Langsam kann man es wohl eine herrschende Meinung Gerichten nennen: Nach dem LG Magdeburg, dem LG Bochum wie auch dem Landgericht Wiesbaden hat nunmehr auch das Landgericht Stuttgart (LG Stuttgart Urteil vom 20.05.2019, Az. 35 O 68/18)  entschieden, dass ein Verstoß gegen die DSGVO, insbesondere hinsichtlich der Informationspflichten, nicht wettbewerbsrechtlich abgemahnt werden kann.

In den Entscheidungsgründen heißt es:

“Beim Hauptantrag steht einem Anspruch aus § 8 Abs. 1 UWG i.V.m. §§ 3, 3a UWG entgegen, dass § 13 TMG aufgrund der seit dem 25.05.2018 geltenden VO (EU) 2016/679 (Datenschutzgrundverordnung) keinen Anwendungsbereich mehr hat.

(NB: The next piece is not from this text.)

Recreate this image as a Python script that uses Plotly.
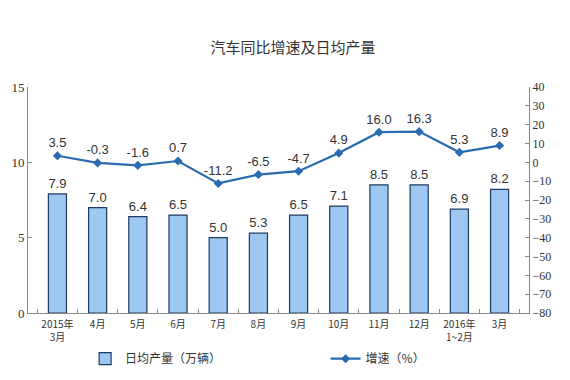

Da es sich um eine Verordnung i.S.d. Art. 288 Abs. 2 AEUV handelt, hat diese unmittelbare Geltung in allen Mitgliedesstaaten mit der Folge, dass nationale Regelungen vollständig verdrängt werden, soweit sie in den Anwendungsbereich des europäischen Rechts fallen. Dies ist für die Regelung des § 13 Abs. 1 TMG anzunehmen, nachdem auch Art. 13 VO (EU 2016/679) Regelungen zu Informationspflichten bei der Erhebung von personenbezogenen Daten enthält  Daher konnte der Beklagte am 16.07.2018 nicht mehr gegen § 13 TMG verstoßen.

2. Beim Hilfsantrag steht einem Anspruch aus § 8 Abs. 1 UWG i.V.m. §§ 3, 3a UWG entgegen, dass die Datenschutzgrundverordnung die Sanktionen der Verstöße abschließend regelt und der Kläger danach nicht berechtigt ist, Unterlassungsansprüche geltend zu machen.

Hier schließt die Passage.